Les spécialistes savaient déjà depuis longtemps que les glaciers qui se terminent dans la mer ou dans un lac s’écoulent plus rapidement. «Nous avons maintenant analysé pour la première fois ce phénomène en détail et à grande échelle pour les glaciers de montagne», explique le premier auteur de l’étude Jan Bouke Pronk. Les recherches ont porté sur les 319 glaciers d’une superficie de plus de 3 km2 dans l’Himalaya central et oriental. Un cinquième d’entre eux environ forment des lacs. Les glaciers de cette région alimentent de grands fleuves tels que le Gange et le Brahmapoutre et contribuent à l’alimentation en eau d’un demi-milliard de personnes.

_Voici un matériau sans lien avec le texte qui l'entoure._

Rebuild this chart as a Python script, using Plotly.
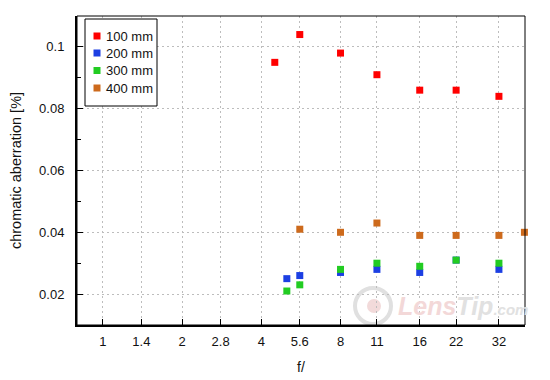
import math
import plotly.graph_objects as go

# ---- data ----
series_names = ["100 mm", "200 mm", "300 mm", "400 mm"]
series_colors = ["#ff0000", "#1c3fe3", "#22cc22", "#cd6a1c"]

f_100 = [4.5, 5.6, 8, 11, 16, 22, 32]
ca_100 = [0.095, 0.104, 0.098, 0.091, 0.086, 0.086, 0.084]

f_200 = [5.0, 5.6, 8, 11, 16, 22, 32]
ca_200 = [0.025, 0.026, 0.027, 0.028, 0.027, 0.031, 0.028]

f_300 = [5.0, 5.6, 8, 11, 16, 22, 32]
ca_300 = [0.021, 0.023, 0.028, 0.030, 0.029, 0.031, 0.030]

f_400 = [5.6, 8, 11, 16, 22, 32, 40]
ca_400 = [0.041, 0.040, 0.043, 0.039, 0.039, 0.039, 0.040]

x_tick_vals = [1, 1.4, 2, 2.8, 4, 5.6, 8, 11, 16, 22, 32]
x_tick_text = ["1", "1.4", "2", "2.8", "4", "5.6", "8", "11", "16", "22", "32"]
y_tick_vals = [0.02, 0.04, 0.06, 0.08, 0.1]
y_tick_text = ["0.02", "0.04", "0.06", "0.08", "0.1"]

xs = [f_100, f_200, f_300, f_400]
ys = [ca_100, ca_200, ca_300, ca_400]

FONT = "Liberation Sans, Arial, sans-serif"

# the page body adds an 8px offset; figure is sized so the plot area lands
# at the reference pixel positions
OFF = 8
L, R, T, B = 77, 525, 16, 325
W, H = R - L, B - T


def px(x):
    return (x - L) / W


def py(y):
    return (B - y) / H


fig = go.Figure()
for name, color, x, y in zip(series_names, series_colors, xs, ys):
    fig.add_trace(go.Scatter(
        x=x, y=y, mode="markers", name=name,
        marker=dict(symbol="square", size=7, color=color, line=dict(width=0)),
        showlegend=False, cliponaxis=False,
    ))

shapes = []
annotations = []

# watermark
shapes.append(dict(type="circle", xref="paper", yref="paper",
                   x0=px(355), x1=px(391), y0=py(324), y1=py(288),
                   line=dict(color="#e0e0e0", width=4), layer="below"))
shapes.append(dict(type="circle", xref="paper", yref="paper",
                   x0=px(367), x1=px(381), y0=py(313), y1=py(299),
                   fillcolor="#f2dada", line=dict(width=0), layer="below"))
annotations.append(dict(
    xref="paper", yref="paper", x=px(396), y=py(306), xanchor="left", yanchor="middle",
    showarrow=False,
    text="<b><i><span style='color:#f3d8d8'>Lens</span><span style='color:#e1e1e1'>Tip</span>"
         "<span style='color:#e1e1e1;font-size:15px'>.com</span></i></b>",
    font=dict(family=FONT, size=25),
))

# frame (top/right thin lines)
shapes.append(dict(type="rect", xref="paper", yref="paper", x0=0, x1=1, y0=0, y1=1,
                   line=dict(color="black", width=1), layer="above"))

# legend box
shapes.append(dict(type="rect", xref="paper", yref="paper",
                   x0=px(85), x1=px(157), y0=py(106), y1=py(19),
                   line=dict(color="black", width=1), fillcolor="white", layer="above"))
row_y = [36, 53, 70.5, 88]
for name, color, ry in zip(series_names, series_colors, row_y):
    shapes.append(dict(type="rect", xref="paper", yref="paper",
                       x0=px(93.5), x1=px(100.5), y0=py(ry + 3.5), y1=py(ry - 3.5),
                       fillcolor=color, line=dict(width=0), layer="above"))
    annotations.append(dict(xref="paper", yref="paper", x=px(104), y=py(ry),
                            xanchor="left", yanchor="middle", showarrow=False,
                            text=name, font=dict(family=FONT, size=13, color="#111")))

fig.update_layout(
    width=550 - OFF, height=380 - OFF,
    margin=dict(l=L - OFF, r=550 - R, t=T - OFF, b=380 - B, autoexpand=False),
    paper_bgcolor="white", plot_bgcolor="white",
    font=dict(family=FONT, size=13, color="#111"),
    shapes=shapes, annotations=annotations,
    showlegend=False,
)

fig.update_xaxes(
    type="log", automargin=False,
    range=[math.log10(0.797), math.log10(40.2)],
    tickvals=x_tick_vals, ticktext=x_tick_text,
    ticks="inside", ticklen=6, tickwidth=1, tickcolor="black",
    showline=True, linecolor="black", linewidth=2,
    showgrid=True, gridcolor="#bdbdbd", gridwidth=1, griddash="2px,3px",
    zeroline=False, ticklabelstandoff=3,
    title=dict(text="f/", font=dict(family=FONT, size=14), standoff=15),
)
fig.update_yaxes(
    range=[0.01, 0.11], automargin=False,
    tickvals=y_tick_vals, ticktext=y_tick_text,
    ticks="inside", ticklen=6, tickwidth=1, tickcolor="black",
    minor=dict(tickvals=[0.03, 0.05, 0.07, 0.09], ticks="inside", ticklen=4,
               tickcolor="black", showgrid=False),
    showline=True, linecolor="black", linewidth=2,
    showgrid=True, gridcolor="#bdbdbd", gridwidth=1, griddash="2px,3px",
    zeroline=False, ticklabelstandoff=8,
    title=dict(text="chromatic aberration [%]", font=dict(family=FONT, size=14.5), standoff=22),
)

fig.write_html("out.html")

Pour leurs analyses, les scientifiques ont eu recours aux jeux de données des satellites européens Sentinel-2 qui survolent le territoire tous les cinq jours. Les images infrarouges prises de 2017 à 2019 ont une résolution pouvant aller jusqu’à 10 mètres. Un algorithme y a identifié les structures très contrastées telles que les débris rocheux à la surface de la glace et a enregistré à quelle vitesse elles se déplaçaient vers l’aval au fil du temps. Les résultats sont clairs: les glaciers qui se terminent dans un lac se sont déplacés à une vitesse moyenne de 20 mètres par an, soit deux fois plus vite que ceux qui débouchent sur la terre ferme. Le fait que leur surface soit propre ou couverte de nombreux débris n’a pas fait de différence. Cette accélération pourrait s’expliquer par le fait que la langue glaciaire subit un effet de portance qui réduirait la résistance.

Lorsque les glaciers s’écoulent plus vite, les réserves d’eau accumulées dans la glace s’épuisent plus rapidement et les cours d’eau en reçoivent moins. «Jusqu’à présent, l’accélération provoquée par les lacs glaciaires n’avait pas été intégrée dans les prévisions», précise Tobias Bolch. «Dans les régions d’Asie touchées, des pénuries d’eau pourraient par conséquent intervenir plus rapidement que prévu.» Les résultats sont aussi importants sous un autre angle: ils permettent de mieux calculer la vitesse de remplissage des lacs et d’établir à partir de quand le barrage formé par la moraine terminale risque de rompre – et de libérer une vague géante. Cela vaut également pour la Suisse.